Carmel Baptist Church was used as a Union headquarters. The Civil War-era church burned in 1874. |
A painting that hangs in a Carmel Baptist Church side building shows what the church may have looked like during the Civil War. |
Ulysses Grant and George Meade plotted strategy at the church during the Overland Campaign in 1864. |
"If you want a horrible hole for a halt, just pick out a Virginia church, at a Virginia cross-roads, after the bulk of an army has passed, on a hot, dusty Virginia day! There was something rather funny, too. For in the broad aisle they had laid across some boards and made a table, round which sat Meade, Grant, General [Seth] Williams, etc., writing on little slips of paper. It looked precisely like a town-hall, where people are coming to vote, only the people had unaccountably put on very dusty uniforms."During a brief visit, Gerald Castlebury, the 65-year-old pastor who's originally from Louisiana, gave me a tour of the small interior of his church. On a good Sunday, he said, Carmel Church draws 100 or so faithful to a service. (The church was known as Mount Carmel Church during the Civil War.)

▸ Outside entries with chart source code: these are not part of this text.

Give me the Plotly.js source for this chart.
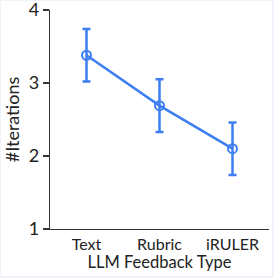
<!DOCTYPE html>
<html><head><meta charset="utf-8">
<script src="https://cdn.plot.ly/plotly-3.0.1.min.js"></script>
<style>
html,body{margin:0;padding:0;background:#eef4fa;width:274px;height:278px;overflow:hidden;}
#frame{position:absolute;left:1px;top:1px;width:271px;height:275px;background:#fff;overflow:hidden;}
#chart{position:absolute;left:0;top:-20px;width:271px;height:295px;}
</style></head>
<body><div id="frame"><div id="chart"></div></div>
<script>
const categories = ["Text", "Rubric", "iRULER"];
const meanIterations = [3.38, 2.69, 2.10];
const errorIterations = [0.36, 0.36, 0.36];
const yTicks = [1, 2, 3, 4];

const blue = "#3d7ff2";
const trace = {
  x: categories,
  y: meanIterations,
  type: "scatter",
  mode: "lines+markers",
  line: {color: blue, width: 2.5},
  marker: {symbol: "circle-open", size: 9, color: blue, line: {width: 2, color: blue}},
  error_y: {type: "data", array: errorIterations, visible: true, color: blue, thickness: 2.5, width: 4}
};
const fam = "Lato, Noto Sans, sans-serif";
const layout = {
  width: 271, height: 295,
  margin: {l: 49, r: 3, t: 29, b: 47},
  paper_bgcolor: "#fff", plot_bgcolor: "#fff",
  showlegend: false,
  font: {family: fam, color: "#222"},
  xaxis: {
    type: "category", range: [-0.5, 2.5],
    showline: true, linecolor: "#333", linewidth: 1.3,
    ticks: "", showgrid: false, zeroline: false,
    tickfont: {size: 16, family: fam, color: "#222"},
    title: {text: "LLM Feedback Type", font: {size: 16.5, family: fam, color: "#222"}, standoff: 4}
  },
  yaxis: {
    range: [1, 4], tickvals: yTicks,
    showline: true, linecolor: "#333", linewidth: 1.3,
    ticks: "outside", ticklen: 6, tickcolor: "#333", tickwidth: 1.3,
    showgrid: false, zeroline: false,
    tickfont: {size: 18, family: fam, color: "#222"},
    title: {text: "#Iterations", font: {size: 18, family: fam, color: "#222"}, standoff: 10}
  }
};
Plotly.newPlot("chart", [trace], layout, {displayModeBar: false, staticPlot: true});
</script></body></html>
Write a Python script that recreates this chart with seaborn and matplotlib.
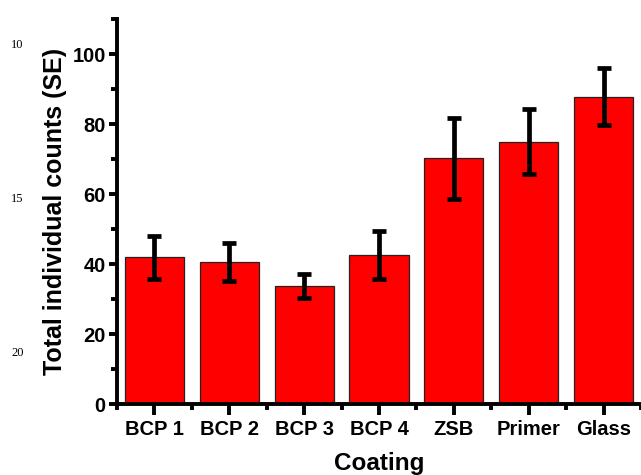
import matplotlib
matplotlib.use("Agg")
import matplotlib.pyplot as plt
from matplotlib.ticker import MultipleLocator, FixedLocator
import seaborn as sns
import pandas as pd

categories = ["BCP 1", "BCP 2", "BCP 3", "BCP 4", "ZSB", "Primer", "Glass"]
means = [42.0, 40.6, 33.8, 42.6, 70.2, 75.0, 87.8]
errors = [6.1, 5.4, 3.4, 6.8, 11.5, 9.2, 8.1]
yticks = [0, 20, 40, 60, 80, 100]
margin_numbers = ["10", "15", "20"]

sns.set_theme(style="ticks")
plt.rcParams["font.family"] = ["Liberation Sans", "DejaVu Sans"]
plt.rcParams["font.weight"] = "bold"
for k in ["text.color", "axes.labelcolor", "xtick.color", "ytick.color", "axes.edgecolor"]:
    plt.rcParams[k] = "black"

df = pd.DataFrame({"Coating": categories, "Count": means})

fig = plt.figure(figsize=(6.41, 4.75), dpi=100)
ax = fig.add_axes([0.1825, 0.149, 0.8175, 0.811])

sns.barplot(data=df, x="Coating", y="Count", color="#ff0000", saturation=1,
            edgecolor="#222222", linewidth=0.9, width=0.79, errorbar=None, ax=ax)
ax.errorbar(range(len(categories)), means, yerr=errors, fmt="none",
            ecolor="black", elinewidth=3.4, capsize=5, capthick=3.4,
            solid_capstyle="round", dash_capstyle="round")

ax.set_xlim(-0.5, 6.5)
ax.set_ylim(0, 110)
ax.set_yticks(yticks)
ax.yaxis.set_minor_locator(MultipleLocator(10))
ax.xaxis.set_minor_locator(FixedLocator([i + 0.5 for i in range(-1, 7)]))

for s in ["top", "right"]:
    ax.spines[s].set_visible(False)
for s in ["left", "bottom"]:
    ax.spines[s].set_linewidth(2.8)
    ax.spines[s].set_color("black")

ax.tick_params(axis="both", which="major", direction="out", length=6, width=2.8,
               color="black", labelcolor="black", labelsize=14.5, pad=2)
ax.tick_params(axis="both", which="minor", direction="out", length=4, width=2.8,
               color="black")
ax.tick_params(axis="x", which="major", length=8, labelsize=14.5, pad=3)
for lab in ax.get_xticklabels() + ax.get_yticklabels():
    lab.set_fontweight("bold")

ax.set_xlabel("Coating", fontsize=17.5, fontweight="bold", labelpad=10, color="black")
ax.set_ylabel("Total individual counts (SE)", fontsize=18, fontweight="bold",
              labelpad=4, color="black")

for txt, ypix in zip(margin_numbers, [45, 199, 353]):
    fig.text(11 / 641, 1 - ypix / 475, txt, fontsize=9, family="Liberation Serif",
             fontweight="normal", va="center", ha="left", color="black")

fig.savefig("out.png", dpi=100)
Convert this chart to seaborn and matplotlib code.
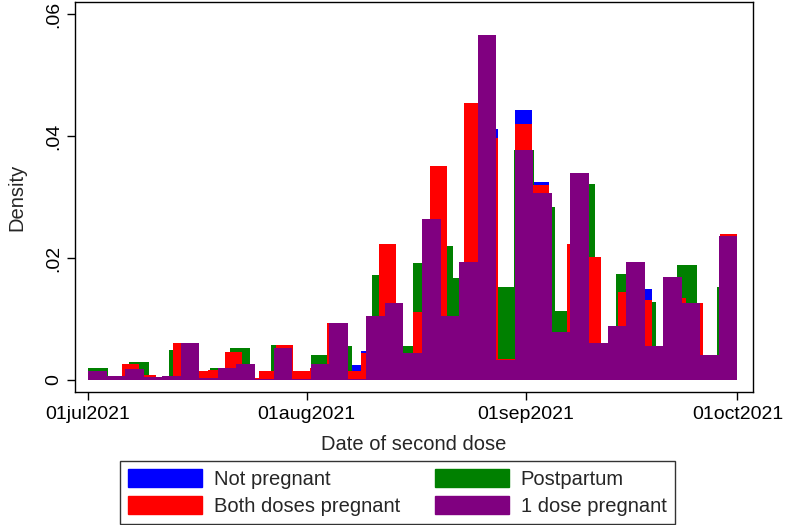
import numpy as np
import pandas as pd
import matplotlib
matplotlib.use("Agg")
import matplotlib.pyplot as plt
from matplotlib.patches import Patch
import seaborn as sns

# Histogram densities, one value per bin.
# All four series span 01jul2021 - 01oct2021 but use their own number of bins.
start = pd.Timestamp("2021-07-01")
end = pd.Timestamp("2021-10-01")

not_pregnant = [0.0009, 0.0004, 0.0026, 0.0008, 0.0002, 0.0059, 0.0013, 0.0016,
                0.0044, 0.0002, 0.0014, 0.0056, 0.0014, 0.0019, 0.0091, 0.0025,
                0.0047, 0.0215, 0.0034, 0.0108, 0.0340, 0.0087, 0.0440, 0.0411,
                0.0033, 0.0443, 0.0325, 0.0058, 0.0216, 0.0195, 0.0048, 0.0140,
                0.0149, 0.0039, 0.0131, 0.0122, 0.0029, 0.0232]

postpartum = [0.0019, 0.0005, 0.0030, 0.0004, 0.0050, 0.0010, 0.0019, 0.0053,
              0.0002, 0.0058, 0.0010, 0.0041, 0.0056, 0.0010, 0.0173, 0.0056,
              0.0192, 0.0219, 0.0168, 0.0300, 0.0153, 0.0378, 0.0283, 0.0113,
              0.0321, 0.0050, 0.0174, 0.0128, 0.0040, 0.0189, 0.0035, 0.0153]

both_doses = [0.0010, 0.0005, 0.0027, 0.0009, 0.0003, 0.0061, 0.0014, 0.0017,
              0.0046, 0.0003, 0.0015, 0.0058, 0.0015, 0.0020, 0.0094, 0.0014,
              0.0045, 0.0223, 0.0035, 0.0111, 0.0351, 0.0090, 0.0455, 0.0397,
              0.0034, 0.0420, 0.0320, 0.0060, 0.0223, 0.0201, 0.0050, 0.0145,
              0.0132, 0.0040, 0.0135, 0.0126, 0.0030, 0.0239]

one_dose = [0.0014, 0.0006, 0.0018, 0.0005, 0.0006, 0.0061, 0.0003, 0.0020,
            0.0026, 0.0002, 0.0052, 0.0002, 0.0027, 0.0094, 0.0002, 0.0105,
            0.0127, 0.0044, 0.0264, 0.0105, 0.0194, 0.0566, 0.0032, 0.0377,
            0.0307, 0.0078, 0.0339, 0.0060, 0.0089, 0.0194, 0.0055, 0.0169,
            0.0127, 0.0041, 0.0236]

labels = ["Not pregnant", "Postpartum", "Both doses pregnant", "1 dose pregnant"]
colors = ["#0000ff", "#008000", "#ff0000", "#800080"]
series = [not_pregnant, postpartum, both_doses, one_dose]

tick_dates = ["2021-07-01", "2021-08-01", "2021-09-01", "2021-10-01"]
tick_labels = ["01jul2021", "01aug2021", "01sep2021", "01oct2021"]
yticks = [0, 0.02, 0.04, 0.06]
ytick_labels = ["0", ".02", ".04", ".06"]

sns.set_theme(style="ticks")
plt.rcParams["font.family"] = ["Liberation Sans", "DejaVu Sans"]

span = (end - start).days
fig = plt.figure(figsize=(7.9, 5.25), dpi=100)
ax = fig.add_axes([0.0949, 0.2533, 0.8582, 0.7429])

# draw in Stata order: first series at the back
for vals, col in zip(series, colors):
    edges = np.linspace(0, span, len(vals) + 1)
    df = pd.DataFrame({"day": (edges[:-1] + edges[1:]) / 2, "density": vals})
    sns.histplot(data=df, x="day", weights="density", bins=list(edges), stat="count",
                 color=col, alpha=1, linewidth=0, edgecolor=col, ax=ax)

ax.set_xlim(-1.84, 94.2)
ax.set_ylim(-0.00197, 0.062)
ax.set_xticks([(pd.Timestamp(d) - start).days for d in tick_dates])
ax.set_xticklabels(tick_labels)
ax.set_yticks(yticks)
ax.set_yticklabels(ytick_labels, rotation=90, va="center")
ax.tick_params(direction="out", length=6, width=1, labelsize=14, colors="black", pad=4)
ax.tick_params(axis="y", pad=3)
ax.set_xlabel("Date of second dose", fontsize=14.5, labelpad=9)
ax.set_ylabel("Density", fontsize=14.5, labelpad=14)
for s in ax.spines.values():
    s.set_visible(True)
    s.set_color("black")
    s.set_linewidth(1.0)

handles = [Patch(facecolor=c, edgecolor=c) for c in colors]
# matplotlib fills legend columns first, so reorder to get Stata's row layout
order = [0, 2, 1, 3]
leg = fig.legend([handles[i] for i in order], [labels[i] for i in order],
                 ncol=2, loc="center", bbox_to_anchor=(0.503, 0.062),
                 fontsize=14.5, frameon=True, fancybox=False, edgecolor="black",
                 handlelength=3.68, handleheight=0.99, columnspacing=1.7,
                 handletextpad=0.6, labelspacing=0.36, borderpad=0.4,
                 borderaxespad=0)
leg.get_frame().set_linewidth(1.0)

fig.savefig("out.png", dpi=100)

On display in a side building, Castlebury pointed out a small box of Civil War relics found in the immediate area as well as an old set of Carmel Church bibles in a large, glass case. According to local lore, Caroline County was so devastated by the war that residents would pick corn kernels from the manure of horses used by Union soldiers in the hope the seeds would reap rewards during harvest season.
SOURCE: Lyman, Theodore, With Grant and Meade From the Wilderness to Appomattox, George R. Agassiz, editor, Atlantic Monthly Press, 1922.
Historic Blanford Church, a Confederate memorial, survived the Siege of Petersburg. |
Grave of George Guy Johnson, a Petersburg Reserves adjutant who originally was from Connecticut. |
(Click at upper right for full-screen experience.)
Gravestone for three unknowns at Cold Harbor National Cemetery. |
(Click at upper right for full-screen experience.)
BIVOUACS OF THE DEAD: No one else was around as I examined pearl-white gravestones at Cold Harbor, Glendale and Poplar Grove national cemeteries. At Cold Harbor, pennies -- Lincoln side up -- had been placed atop markers toward the back of the cemetery. Before I left there Saturday afternoon, I photographed the grave of John Coakley of the 16th Maine, hoping to find out a little more about him later.
An immigrant from Ireland, Coakley, a 22-year-old day laborer from Rockland, originally enlisted in the 4th Maine in 1861. He was transferred to 38th New York, but was discharged after he was wounded in battle. He couldn't escape the war for long, however. On Aug. 7, 1863, the unmarried son of Catherine Coakley was drafted into the 16th Maine.
Gravestone for 16th Maine Private John Coakley, an Irish immigrant, at Cold Harbor National Cemetery. |
After John's "instant death" by gunshot at Cold Harbor on June 2, 1864, Catherine filed for a dependent pension. She had nine other children, "some of whom are dead," according to a document in her pension application. The "whereabouts of others, if any, she knows nothing, not having heard from them in many years; they having married and settled in distant parts of the country and unable to write."
Catherine was "entirely dependent" on financial support from John, who frequently sent money home to his mother while he was in the army.
"I knew his mother to have been unable to do but little work herself," Rockland Mayor George Wiggins noted in Coakley's claim for government assistance, "and [was] entirely without means or income of her own and no other children to render her any aid." After John joined the army, the town of Rockland allocated Catherine $3 a month for her support. Coakley's pension claim was approved, providing her $8 a month from the U.S. government.
Whether Catherine Coakley ever visited her son's grave in far-off Virginia is unknown.